Mistake 2: Ignoring the Scale of the Variables

The magnitude of covariance is affected by the scale of the variables. A large covariance value doesn't necessarily indicate a strong relationship; it could simply be because the variables have large values. For example, if you're measuring the relationship between income and savings in dollars, the covariance will likely be large simply because income and savings are large numbers. To get a better sense of the strength of the relationship, it’s better to calculate the correlation.

Mistake 3: Assuming Causation

Covariance (and correlation) does not imply causation. Just because two variables move together doesn't mean that one causes the other.
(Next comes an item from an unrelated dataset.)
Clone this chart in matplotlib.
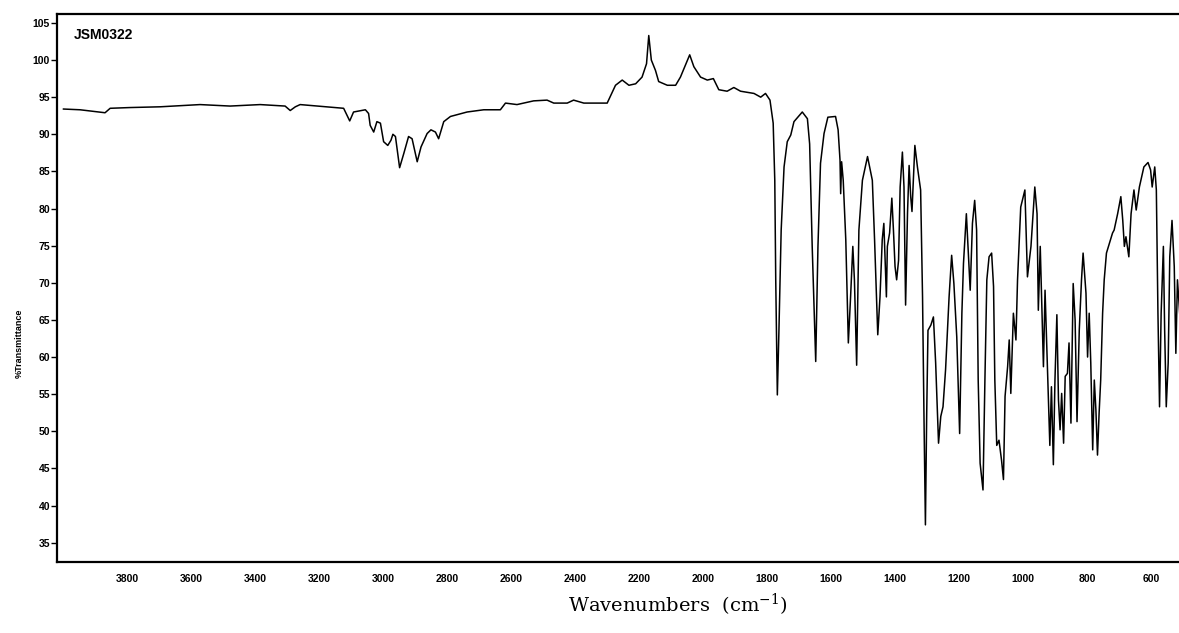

There could be a third variable influencing both, or the relationship could be purely coincidental. For example, there might be a positive covariance between ice cream sales and crime rates during the summer. However, this doesn't mean that ice cream causes crime or vice versa. Both could be influenced by the weather; hot weather leads to more ice cream consumption and potentially more outdoor activities, which could lead to more opportunities for crime.

Mistake 4: Using the Wrong Formula

It’s important to use the correct formula for calculating covariance, depending on whether you're working with a population or a sample. Using the wrong formula can lead to inaccurate results. Remember that the sample covariance formula divides by (n-1) to provide an unbiased estimate of the population covariance, while the population covariance formula divides by N.

Conclusion

Covariance is a valuable tool for understanding the relationship between two variables. By grasping the formula, understanding its applications, and avoiding common mistakes, you can effectively use covariance in various fields. Whether you're analyzing stock market data, economic indicators, or health factors, a solid understanding of covariance will enhance your analytical capabilities. So go ahead, apply these concepts, and see what insights you can uncover!